Hamas stood by its demand on Tuesday that Israel fully end its assault on Gaza under any deal to release hostages, and said US President-elect Donald Trump was rash to say there would be "hell to pay" unless they go free by his Jan 20 inauguration.
Officials from the Islamist group and Israel have been holding talks with Qatari and Egyptian mediators in the most intensive effort for months to reach a ceasefire in Gaza. The outgoing US administration has called for a final push for a deal before Joe Biden leaves office, and many in the region now view Trump's inauguration as an unofficial deadline.
But with the clock ticking, both sides accuse the other of blocking a deal by adhering to conditions that torpedoed all previous peace efforts for more than a year. Hamas says it will free its remaining hostages only if Israel agrees to end the war and withdraw all its troops from Gaza. Israel says it will not end the war until Hamas is dismantled and all hostages are free. "Hamas is the only obstacle to the release of the hostages," the director general of Israel's foreign ministry, Eden Bar Tal, told a briefing with reporters, saying Israel was fully committed to reaching a deal.

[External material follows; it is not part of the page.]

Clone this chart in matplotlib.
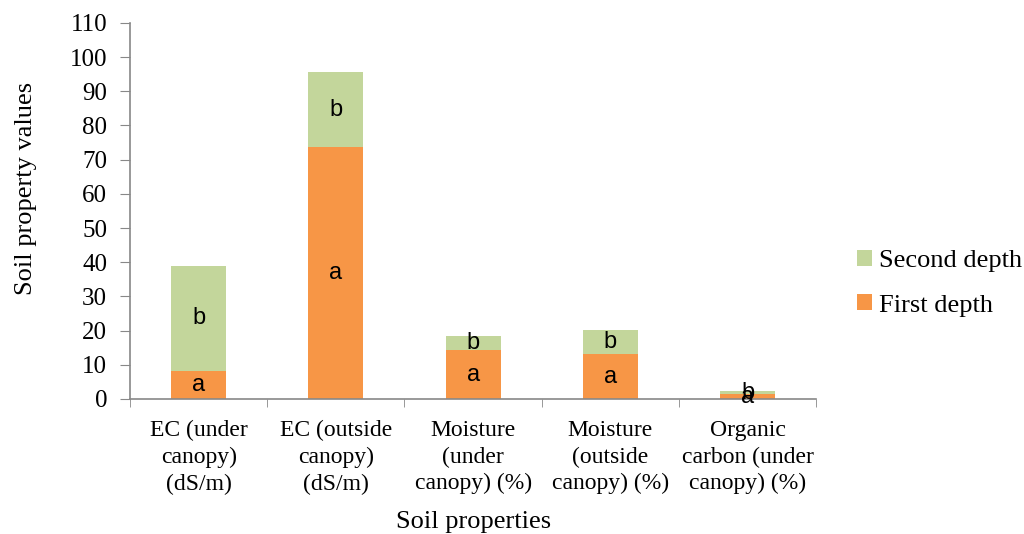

Hamas official Osama Hamdan, who held a news conference in Algiers, said Israel was to blame for undermining all efforts to reach a deal. While he said he would not give details about the latest round of negotiations, he reiterated the Hamas conditions of "a complete end to the aggression and a full withdrawal from lands the occupation invaded".Commenting on Trump's threat that there would be "hell to pay" unless all hostages were freed before the inauguration, Hamdan said: "I think the U.S. president must make more disciplined and diplomatic statements.